(YOUR GOAL) Retype word for word the first line of the listing and each line after it up to the line with "plt.rcParams['font.weight'] = 'bold'", with the pictures taken out.

(RECORDED INFORMATION)

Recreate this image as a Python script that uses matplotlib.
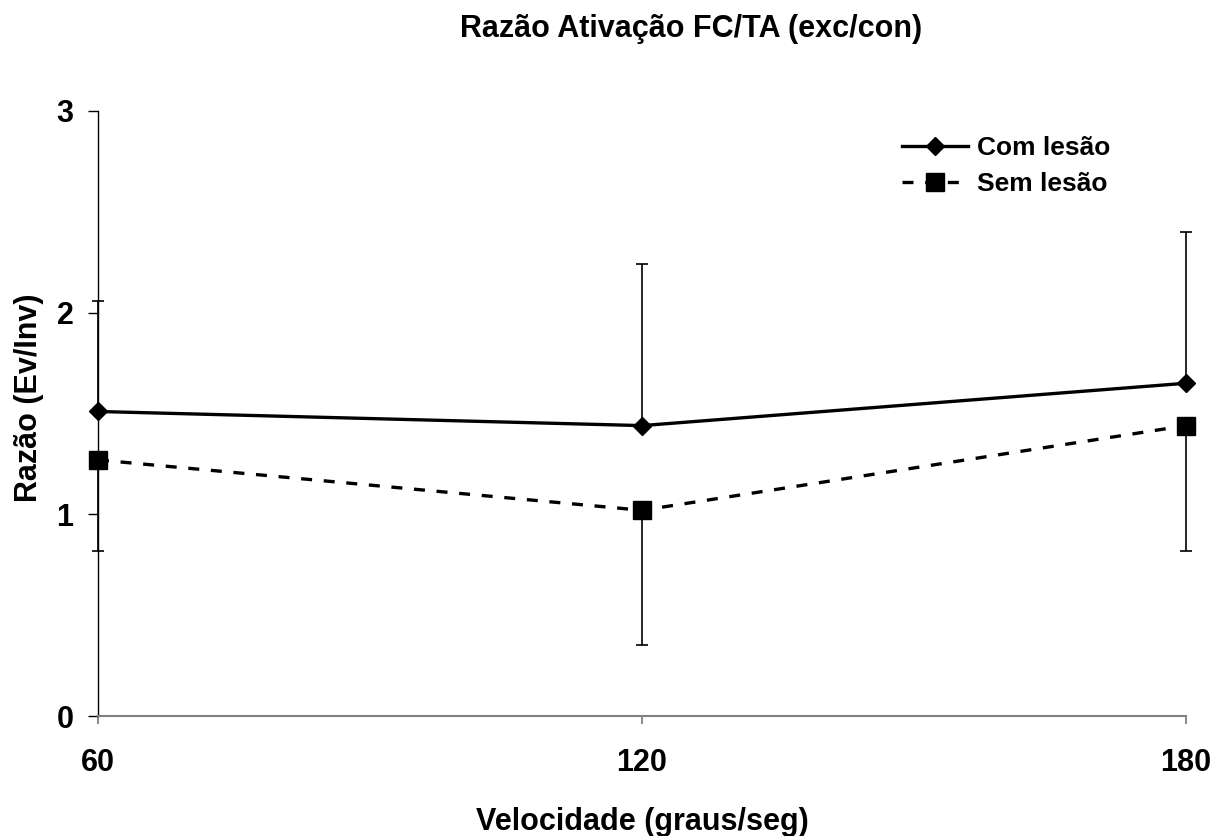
import matplotlib
matplotlib.use("Agg")
import matplotlib.pyplot as plt

plt.rcParams['font.family'] = ['Liberation Sans', 'DejaVu Sans']
plt.rcParams['font.weight'] = 'bold'

# velocidades e razoes medias
velocidade = [60, 120, 180]
com_lesao = [1.51, 1.44, 1.65]
sem_lesao = [1.27, 1.02, 1.44]
# desvio padrao (so um lado de cada serie)
dp_com = [0.55, 0.80, 0.75]
dp_sem = [0.45, 0.67, 0.62]

fig = plt.figure(figsize=(12.27, 8.36), dpi=100)
ax = fig.add_axes([98 / 1227, 1 - 716 / 836, (1186 - 98) / 1227, (716 - 111) / 836])

ax.errorbar(velocidade, com_lesao, yerr=[[0, 0, 0], dp_com], fmt='none',
            ecolor='black', elinewidth=1.2, capsize=4.3, capthick=1.2, clip_on=False)
ax.errorbar(velocidade, sem_lesao, yerr=[dp_sem, [0, 0, 0]], fmt='none',
            ecolor='black', elinewidth=1.2, capsize=4.3, capthick=1.2, clip_on=False)

ax.plot(velocidade, com_lesao, color='black', linewidth=2.4, marker='D',
        markersize=8.9, label='Com lesão', clip_on=False, zorder=3)
ax.plot(velocidade, sem_lesao, color='black', linewidth=2.4, linestyle=(0, (3.3, 3.5)),
        marker='s', markersize=12.5, label='Sem lesão', clip_on=False, zorder=3)

ax.set_xlim(60, 180)
ax.set_ylim(0, 3)
ax.set_xticks(velocidade)
ax.set_yticks([0, 1, 2, 3])
ax.tick_params(axis='y', direction='out', length=7.2, width=1, labelsize=22, pad=10.5)
ax.tick_params(axis='x', direction='out', length=6, width=1.3, color='#808080',
               labelsize=22, pad=17)

for s in ['top', 'right']:
    ax.spines[s].set_visible(False)
ax.spines['left'].set_linewidth(1)
ax.spines['bottom'].set_color('#808080')
ax.spines['bottom'].set_linewidth(1.5)

ax.set_xlabel('Velocidade (graus/seg)', fontsize=22, fontweight='bold', labelpad=21)
ax.set_ylabel('Razão (Ev/Inv)', fontsize=22, fontweight='bold', va='center')
ax.yaxis.set_label_coords(-0.063, 0.526)
fig.text(0.563, 0.965, 'Razão Ativação FC/TA (exc/con)', ha='center', va='center',
         fontsize=22, fontweight='bold')

ax.legend(loc='upper left', bbox_to_anchor=(0.739, 0.958), frameon=False, fontsize=19,
          borderpad=0, borderaxespad=0, handlelength=2.5, handletextpad=0.35,
          labelspacing=0.45)

fig.savefig('out.png', dpi=100)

(FINAL ANSWER)
Recreate this image as a Python script that uses matplotlib.
import matplotlib
matplotlib.use("Agg")
import matplotlib.pyplot as plt

plt.rcParams['font.family'] = ['Liberation Sans', 'DejaVu Sans']
plt.rcParams['font.weight'] = 'bold'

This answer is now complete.